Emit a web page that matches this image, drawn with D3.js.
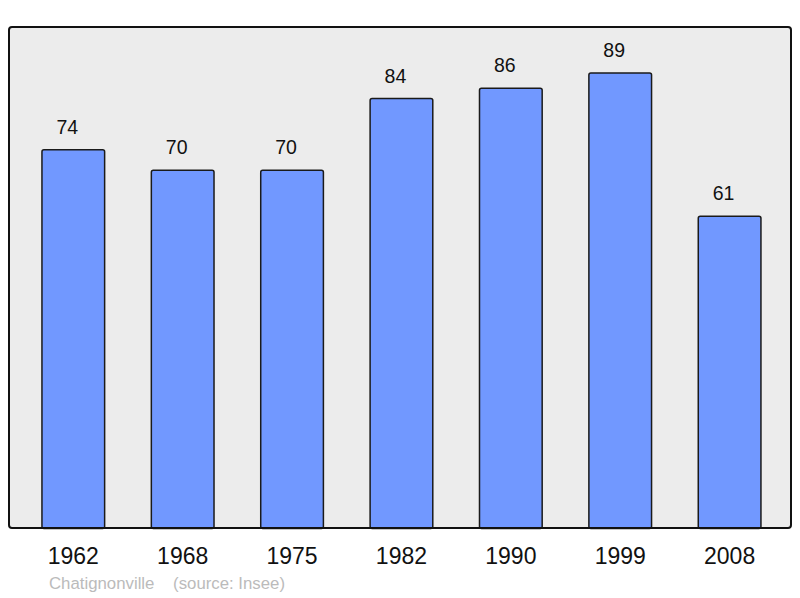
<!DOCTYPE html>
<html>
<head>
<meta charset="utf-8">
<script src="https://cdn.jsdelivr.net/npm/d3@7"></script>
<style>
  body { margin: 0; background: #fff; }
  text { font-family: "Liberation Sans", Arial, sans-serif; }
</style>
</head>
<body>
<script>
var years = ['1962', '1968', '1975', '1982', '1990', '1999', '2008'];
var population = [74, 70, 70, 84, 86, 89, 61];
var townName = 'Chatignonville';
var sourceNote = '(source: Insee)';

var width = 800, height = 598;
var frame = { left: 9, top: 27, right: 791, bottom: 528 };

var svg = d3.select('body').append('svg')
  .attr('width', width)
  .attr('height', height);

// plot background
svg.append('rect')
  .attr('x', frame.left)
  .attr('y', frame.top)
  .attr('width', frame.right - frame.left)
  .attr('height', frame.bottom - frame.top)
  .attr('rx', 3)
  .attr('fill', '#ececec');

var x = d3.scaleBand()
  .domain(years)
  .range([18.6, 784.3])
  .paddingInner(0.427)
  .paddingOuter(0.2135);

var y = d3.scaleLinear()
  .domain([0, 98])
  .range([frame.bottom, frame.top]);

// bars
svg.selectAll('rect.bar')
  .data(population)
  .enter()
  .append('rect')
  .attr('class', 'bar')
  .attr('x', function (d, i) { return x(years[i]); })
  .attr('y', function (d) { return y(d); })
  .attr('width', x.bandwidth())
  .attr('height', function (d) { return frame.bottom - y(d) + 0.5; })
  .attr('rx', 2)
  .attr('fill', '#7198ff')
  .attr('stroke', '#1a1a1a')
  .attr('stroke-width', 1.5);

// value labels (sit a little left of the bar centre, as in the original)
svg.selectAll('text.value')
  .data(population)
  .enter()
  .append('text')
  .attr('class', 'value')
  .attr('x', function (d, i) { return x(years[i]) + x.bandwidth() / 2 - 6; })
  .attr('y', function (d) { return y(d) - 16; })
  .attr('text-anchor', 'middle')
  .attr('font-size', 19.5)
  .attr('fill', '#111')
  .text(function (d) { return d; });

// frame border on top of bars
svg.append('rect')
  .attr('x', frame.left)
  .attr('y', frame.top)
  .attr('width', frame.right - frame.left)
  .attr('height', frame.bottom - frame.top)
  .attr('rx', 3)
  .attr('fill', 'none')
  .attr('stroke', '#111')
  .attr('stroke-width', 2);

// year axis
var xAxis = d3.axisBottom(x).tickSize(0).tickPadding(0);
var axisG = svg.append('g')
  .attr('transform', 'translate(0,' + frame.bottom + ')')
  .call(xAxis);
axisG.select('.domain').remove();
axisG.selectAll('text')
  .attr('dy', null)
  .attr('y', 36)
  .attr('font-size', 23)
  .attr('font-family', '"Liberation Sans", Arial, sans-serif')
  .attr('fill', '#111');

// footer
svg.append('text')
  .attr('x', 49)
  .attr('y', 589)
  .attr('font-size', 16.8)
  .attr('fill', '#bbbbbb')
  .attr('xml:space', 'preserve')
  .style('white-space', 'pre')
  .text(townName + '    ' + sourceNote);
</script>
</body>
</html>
::::::::::
» Goal of the exercise: Copy the material above in full and exactly, skipping pictures.

» Correct response:
Emit a web page that matches this image, drawn with D3.js.
<!DOCTYPE html>
<html>
<head>
<meta charset="utf-8">
<script src="https://cdn.jsdelivr.net/npm/d3@7"></script>
<style>
  body { margin: 0; background: #fff; }
  text { font-family: "Liberation Sans", Arial, sans-serif; }
</style>
</head>
<body>
<script>
var years = ['1962', '1968', '1975', '1982', '1990', '1999', '2008'];
var population = [74, 70, 70, 84, 86, 89, 61];
var townName = 'Chatignonville';
var sourceNote = '(source: Insee)';

var width = 800, height = 598;
var frame = { left: 9, top: 27, right: 791, bottom: 528 };

var svg = d3.select('body').append('svg')
  .attr('width', width)
  .attr('height', height);

// plot background
svg.append('rect')
  .attr('x', frame.left)
  .attr('y', frame.top)
  .attr('width', frame.right - frame.left)
  .attr('height', frame.bottom - frame.top)
  .attr('rx', 3)
  .attr('fill', '#ececec');

var x = d3.scaleBand()
  .domain(years)
  .range([18.6, 784.3])
  .paddingInner(0.427)
  .paddingOuter(0.2135);

var y = d3.scaleLinear()
  .domain([0, 98])
  .range([frame.bottom, frame.top]);

// bars
svg.selectAll('rect.bar')
  .data(population)
  .enter()
  .append('rect')
  .attr('class', 'bar')
  .attr('x', function (d, i) { return x(years[i]); })
  .attr('y', function (d) { return y(d); })
  .attr('width', x.bandwidth())
  .attr('height', function (d) { return frame.bottom - y(d) + 0.5; })
  .attr('rx', 2)
  .attr('fill', '#7198ff')
  .attr('stroke', '#1a1a1a')
  .attr('stroke-width', 1.5);

// value labels (sit a little left of the bar centre, as in the original)
svg.selectAll('text.value')
  .data(population)
  .enter()
  .append('text')
  .attr('class', 'value')
  .attr('x', function (d, i) { return x(years[i]) + x.bandwidth() / 2 - 6; })
  .attr('y', function (d) { return y(d) - 16; })
  .attr('text-anchor', 'middle')
  .attr('font-size', 19.5)
  .attr('fill', '#111')
  .text(function (d) { return d; });

// frame border on top of bars
svg.append('rect')
  .attr('x', frame.left)
  .attr('y', frame.top)
  .attr('width', frame.right - frame.left)
  .attr('height', frame.bottom - frame.top)
  .attr('rx', 3)
  .attr('fill', 'none')
  .attr('stroke', '#111')
  .attr('stroke-width', 2);

// year axis
var xAxis = d3.axisBottom(x).tickSize(0).tickPadding(0);
var axisG = svg.append('g')
  .attr('transform', 'translate(0,' + frame.bottom + ')')
  .call(xAxis);
axisG.select('.domain').remove();
axisG.selectAll('text')
  .attr('dy', null)
  .attr('y', 36)
  .attr('font-size', 23)
  .attr('font-family', '"Liberation Sans", Arial, sans-serif')
  .attr('fill', '#111');

// footer
svg.append('text')
  .attr('x', 49)
  .attr('y', 589)
  .attr('font-size', 16.8)
  .attr('fill', '#bbbbbb')
  .attr('xml:space', 'preserve')
  .style('white-space', 'pre')
  .text(townName + '    ' + sourceNote);
</script>
</body>
</html>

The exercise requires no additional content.